At the recent eHealth Initiative National Forum on Data & Analytics, I saw a great presentation on how analytics is having a profound impact on one of our most vexing healthcare issues: hospitalizations (and re-hospitalizations) related to heart failure.
At first glance, the problem itself is daunting from both care and cost perspectives. The total estimated U.S. annual direct and indirect cost of heart failure is $39.2 billion, with more than 50 percent of that spent on hospitalizations. There are more than a million heart failure hospitalizations in the United States each year, and the 30-day re-hospitalization rate is 24.7 percent, with those rates varying widely between hospitals, suggesting that a substantial number of patients are not receiving optimal care. I was surprised to hear that effective strategies to prevent re-hospitalizations are underutilized.
“We do have evidence-based processes that can improve outcomes,” explained Zubin Eapen, M.D., a cardiologist who is an assistant professor of medicine at the Duke University Medical Center. Medication optimization, enhanced patient education and early follow-up and care coordination have been shown to lower readmission rates, he said. “Now we are translating that evidence into practice through analytics,” Eapen said.
Data analytics conducted on the 556,000 patient records contained in the American Heart Association’s Get with the Guidelines Heart Failure quality improvement program revealed that nationwide gaps exist in heart failure care, including the provision of appropriate discharge medications, education and follow-up. For instance, data from January to December 2010 reveal that only 52.9 percent of patients receive an evidence-based beta blocker at discharge, he said. And 53.1 percent are scheduled for a follow-up visit within seven days. Only 4.9 percent receive a referral to a heart failure disease management program, 60 minutes of patient education or a heart failure interactive work book.

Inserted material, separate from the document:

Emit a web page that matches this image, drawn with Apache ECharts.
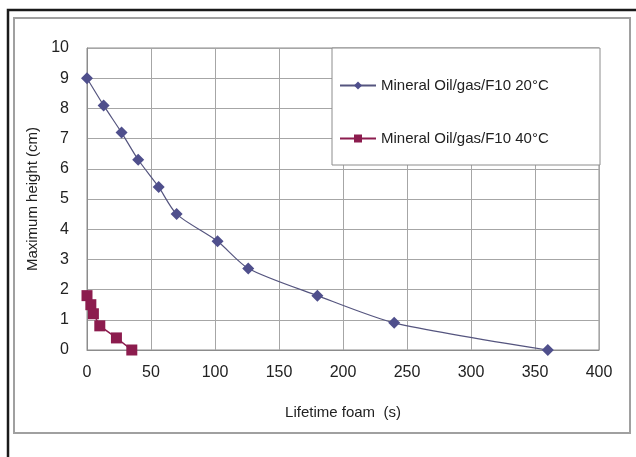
<!DOCTYPE html>
<html>
<head>
<meta charset="utf-8">
<script src="https://cdn.jsdelivr.net/npm/echarts@6/dist/echarts.min.js"></script>
<style>
  html, body { margin: 0; padding: 0; background: #fff; }
  #main { width: 636px; height: 457px; }
</style>
</head>
<body>
<div id="main"></div>
<script>
// lifetime foam (s) vs maximum height (cm)
var time20 = [0, 13, 27, 40, 56, 70, 102, 126, 180, 240, 360]
var height20 = [9, 8.1, 7.2, 6.3, 5.4, 4.5, 3.6, 2.7, 1.8, 0.9, 0]
var time40 = [0, 3, 5, 10, 23, 35]
var height40 = [1.8, 1.5, 1.2, 0.8, 0.4, 0]
var seriesNames = ['Mineral Oil/gas/F10 20°C', 'Mineral Oil/gas/F10 40°C']

function pairs(xs, ys) {
  return xs.map(function (x, i) { return [x, ys[i]] })
}

var font = 'Liberation Sans'
var myChart = echarts.init(document.getElementById('main'), null, { renderer: 'canvas' })

var option = {
  backgroundColor: '#fff',
  animation: false,
  textStyle: { fontFamily: font },
  grid: {
    left: 87,
    right: 37,
    top: 48,
    bottom: 107,
    show: true,
    borderColor: '#8c8c8c',
    borderWidth: 1
  },
  graphic: [
    // outer black frame
    {
      type: 'rect',
      shape: { x: 8, y: 10, width: 640, height: 460 },
      style: { fill: 'none', stroke: '#1a1a1a', lineWidth: 2.5 },
      z: 10
    },
    // chart area frame
    {
      type: 'rect',
      shape: { x: 14, y: 18, width: 616, height: 415 },
      style: { fill: 'none', stroke: '#a0a0a0', lineWidth: 2 },
      z: 10
    },
    // legend box
    {
      type: 'rect',
      shape: { x: 332, y: 48, width: 268, height: 117 },
      style: { fill: '#fff', stroke: '#8c8c8c', lineWidth: 1 },
      z: 3
    }
  ],
  legend: {
    orient: 'vertical',
    left: 334,
    top: 73,
    itemGap: 38,
    itemWidth: 36,
    itemHeight: 10,
    z: 5,
    textStyle: { fontFamily: font, fontSize: 15, color: '#222' },
    data: seriesNames
  },
  xAxis: {
    type: 'value',
    min: 0,
    max: 400,
    interval: 50,
    name: 'Lifetime foam  (s)',
    nameLocation: 'middle',
    nameGap: 55,
    nameTextStyle: { fontFamily: font, fontSize: 15, color: '#222' },
    axisLine: { show: true, lineStyle: { color: '#8c8c8c' } },
    axisTick: { show: false },
    axisLabel: { margin: 15, fontFamily: font, fontSize: 16, color: '#222' },
    splitLine: { show: true, lineStyle: { color: '#a6a6a6', width: 1 } }
  },
  yAxis: {
    type: 'value',
    min: 0,
    max: 10,
    interval: 1,
    name: 'Maximum height (cm)',
    nameLocation: 'middle',
    nameGap: 46,
    nameTextStyle: { fontFamily: font, fontSize: 15, color: '#222' },
    axisLine: { show: true, lineStyle: { color: '#8c8c8c' } },
    axisTick: { show: false },
    axisLabel: { margin: 18, fontFamily: font, fontSize: 16, color: '#222' },
    splitLine: { show: true, lineStyle: { color: '#a6a6a6', width: 1 } }
  },
  series: [
    {
      name: seriesNames[0],
      type: 'line',
      symbol: 'diamond',
      symbolSize: 12,
      showAllSymbol: true,
      smooth: 0.25,
      itemStyle: { color: '#4f4f8c' },
      lineStyle: { color: '#55557f', width: 1.2 },
      data: pairs(time20, height20)
    },
    {
      name: seriesNames[1],
      type: 'line',
      symbol: 'rect',
      symbolSize: 11,
      showAllSymbol: true,
      itemStyle: { color: '#8c1c4e' },
      lineStyle: { color: '#8c1c4e', width: 1.5 },
      data: pairs(time40, height40)
    }
  ]
}

myChart.setOption(option)
</script>
</body>
</html>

To help hospitals improve these results, Target: HF is taking several approaches, including creating treatment guidelines and checklists and providing field staff for consultation. Hospitals are starting to take advantage of a suite of tools made available through Target: Heart Failure that includes checklists regarding medications and follow-up forms to use with patients. AHA’s Get With The Guidelines Heart Failure Clinical Tools Library includes more than 60 heart failure tools, including discharge orders/instructions, order sets, and patient education materials.
One of the challenges to greater improvement longitudinally, he said, is the data burden hospitals encounter when participating in care registries, but with the focus on patient-level metrics, Target: HF is already seeing improvement in all categories. “We are improving as a result of these tools,” Eapen said.